Rationale: this prevents blanket changes to values in structs that are generally not settable, while allowing access to fields that might be promoted.
The approach might still allow access to fields that are not accessible in the language, namely exported fields and methods that are not promoted because they are masked by or conflict with fields or methods of the same name. However, access to such fields is also necessary. Packages like encoding/xml and encoding/json allow users to map fields to alternative names using tags effectively breaking ties and making fields visible again. Disallowing access to blocked fields now would be too much of a disruptive change and break the Go 1 compatibility promise.
Impact
This will break packages like xml and json, but only minimally. The typical check for whether a field is exported, f.PkgPath != "", would have to be amended to f.PkgPath != "" && !f.Anonymous.
Alternatives
adopt gccgo behavior
Unacceptable: it would be too disruptive to packages like xml and json and would break documented behavior, breaking the Go 1 compatibility promise. It would mean reflect cannot give access to fields that are visible in Go itself.
adopt gc behavior
Less problematic, but it would make it very easy to access structs that are indicated as hidden. Users could bypass initialization code etc, raising various security issues. The proposed solution does not eliminate this, but it does considerably mitigate it by limiting access to fields that are deemed exported and settable if the embedded type were accessed directly.
package reflect provides a different API for accessing promoted fields and methods.
- This will be a huge change while still not addressing what to do with the remaining old API and its incompatibility.
- It would not be possible for xml and json to implement their documented behavior.

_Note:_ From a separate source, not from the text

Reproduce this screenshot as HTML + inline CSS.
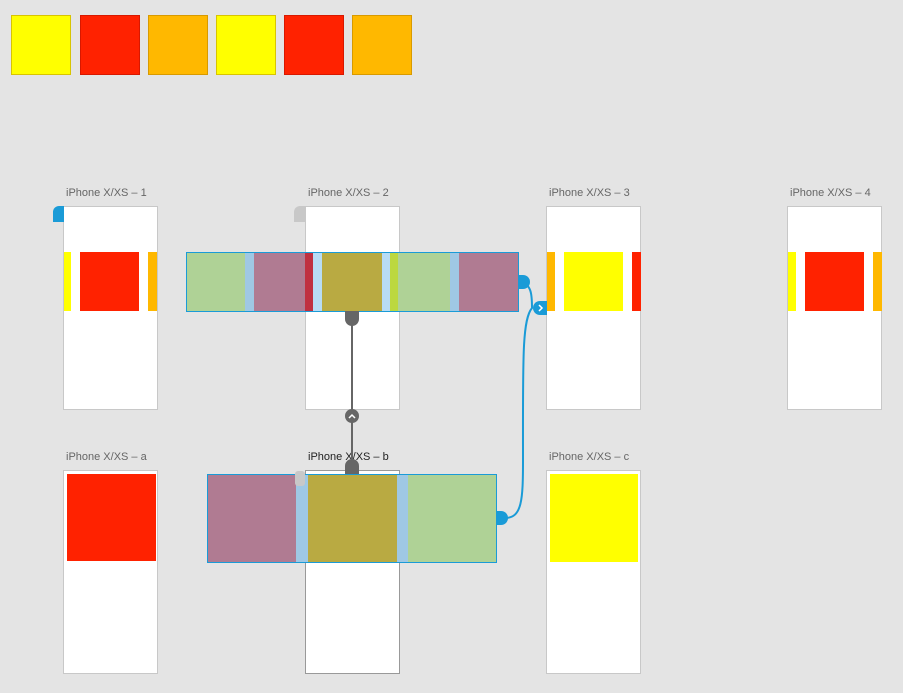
<html><head><style>
body{margin:0;width:903px;height:693px;background:#e4e4e4;position:relative;overflow:hidden;font-family:"Liberation Sans",sans-serif}
div{position:absolute;box-sizing:border-box}
.ab{background:#fff;border:1px solid #c8c8c8;width:95px;height:204px}
.lb{font-size:11px;color:#666;white-space:nowrap}
</style></head><body>
<div style="left:11px;top:15px;width:60px;height:60px;background:#ffff00;border:1px solid #d8c400"></div>
<div style="left:80px;top:15px;width:60px;height:60px;background:#ff2200;border:1px solid #d81800"></div>
<div style="left:148px;top:15px;width:60px;height:60px;background:#ffb800;border:1px solid #d89a00"></div>
<div style="left:216px;top:15px;width:60px;height:60px;background:#ffff00;border:1px solid #d8c400"></div>
<div style="left:284px;top:15px;width:60px;height:60px;background:#ff2200;border:1px solid #d81800"></div>
<div style="left:352px;top:15px;width:60px;height:60px;background:#ffb800;border:1px solid #d89a00"></div>

<div class="lb" style="left:66px;top:187px">iPhone X/XS – 1</div>
<div class="lb" style="left:308px;top:187px">iPhone X/XS – 2</div>
<div class="lb" style="left:549px;top:187px">iPhone X/XS – 3</div>
<div class="lb" style="left:790px;top:187px">iPhone X/XS – 4</div>
<div class="lb" style="left:66px;top:451px">iPhone X/XS – a</div>
<div class="lb" style="left:308px;top:451px;color:#222">iPhone X/XS – b</div>
<div class="lb" style="left:549px;top:451px">iPhone X/XS – c</div>

<div class="ab" style="left:63px;top:206px"></div>
<div class="ab" style="left:305px;top:206px"></div>
<div class="ab" style="left:546px;top:206px"></div>
<div class="ab" style="left:787px;top:206px"></div>
<div class="ab" style="left:63px;top:470px"></div>
<div class="ab" style="left:305px;top:470px;border-color:#999"></div>
<div class="ab" style="left:546px;top:470px"></div>

<div style="left:53px;top:206px;width:11px;height:16px;background:#1a9bd7;border-radius:6px 0 0 0"></div>
<div style="left:294px;top:206px;width:11px;height:16px;background:#c8c8c8;border-radius:6px 0 0 0"></div>

<div style="left:64px;top:252px;width:7px;height:59px;background:#ffff00"></div>
<div style="left:80px;top:252px;width:59px;height:59px;background:#ff2200"></div>
<div style="left:148px;top:252px;width:9px;height:59px;background:#ffb800"></div>
<div style="left:547px;top:252px;width:8px;height:59px;background:#ffb800"></div>
<div style="left:564px;top:252px;width:59px;height:59px;background:#ffff00"></div>
<div style="left:632px;top:252px;width:9px;height:59px;background:#ff2200"></div>
<div style="left:788px;top:252px;width:8px;height:59px;background:#ffff00"></div>
<div style="left:805px;top:252px;width:59px;height:59px;background:#ff2200"></div>
<div style="left:873px;top:252px;width:9px;height:59px;background:#ffb800"></div>
<div style="left:67px;top:474px;width:89px;height:87px;background:#ff2200"></div>
<div style="left:550px;top:474px;width:88px;height:88px;background:#ffff00"></div>

<svg width="903" height="693" style="position:absolute;left:0;top:0">
<g>
<rect x="187" y="252" width="58" height="59" fill="#afd296"/>
<rect x="245" y="252" width="9" height="59" fill="#9fc8e4"/>
<rect x="254" y="252" width="51" height="59" fill="#b07b92"/>
<rect x="305" y="252" width="8" height="59" fill="#c03040"/>
<rect x="313" y="252" width="9" height="59" fill="#b8dcf4"/>
<rect x="322" y="252" width="60" height="59" fill="#b9aa42"/>
<rect x="382" y="252" width="8" height="59" fill="#b8dcf4"/>
<rect x="390" y="252" width="8" height="59" fill="#bcd840"/>
<rect x="398" y="252" width="52" height="59" fill="#afd296"/>
<rect x="450" y="252" width="9" height="59" fill="#9fc8e4"/>
<rect x="459" y="252" width="59" height="59" fill="#b07b92"/>
<rect x="186.5" y="252.5" width="332" height="59" fill="none" stroke="#1a9bd7"/>

<rect x="207" y="474" width="89" height="88" fill="#b07b92"/>
<rect x="296" y="474" width="12" height="88" fill="#9fc8e4"/>
<rect x="308" y="474" width="89" height="88" fill="#b9aa42"/>
<rect x="397" y="474" width="11" height="88" fill="#9fc8e4"/>
<rect x="408" y="474" width="88" height="88" fill="#afd296"/>
<rect x="207.5" y="474.5" width="289" height="88" fill="none" stroke="#1a9bd7"/>
<rect x="295" y="471" width="10" height="15" fill="#c8c8c8" rx="3"/>
</g>
<line x1="352" y1="312" x2="352" y2="470" stroke="#666" stroke-width="2"/>
<path d="M345 311 h14 v8 a7 7 0 0 1 -14 0z" fill="#666"/>
<circle cx="352" cy="416" r="7" fill="#666"/>
<path d="M349 418 l3 -3 l3 3" stroke="#fff" stroke-width="1.5" fill="none"/>
<path d="M345 474 v-8 a7 7 0 0 1 14 0 v8z" fill="#666"/>
<path d="M518 282 C532 282 532 296 532 308 C522 320 523 360 523 460 C523 500 522 518 505 518" stroke="#1a9bd7" stroke-width="2" fill="none"/>
<path d="M518 275 h5 a7 7 0 0 1 0 14 h-5z" fill="#1a9bd7"/>
<path d="M496 511 h5 a7 7 0 0 1 0 14 h-5z" fill="#1a9bd7"/>
<path d="M547 301 h-7 a7 7 0 0 0 0 14 h7z" fill="#1a9bd7"/>
<path d="M539 305 l3 3 l-3 3" stroke="#fff" stroke-width="1.5" fill="none"/>
</svg>
</body></html>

Provide a higher-level API for packages like xml and json for mapping structured data to struct fields
This would potentially give greater consistency and would make it easier for developers to write package like json and xml. However, it would be a huge change and similarly does not address the concerns of what to do with the current API. Like the current proposal, it would still allow access to non-promoted fields and methods. It could be implemented on top of the proposed solution.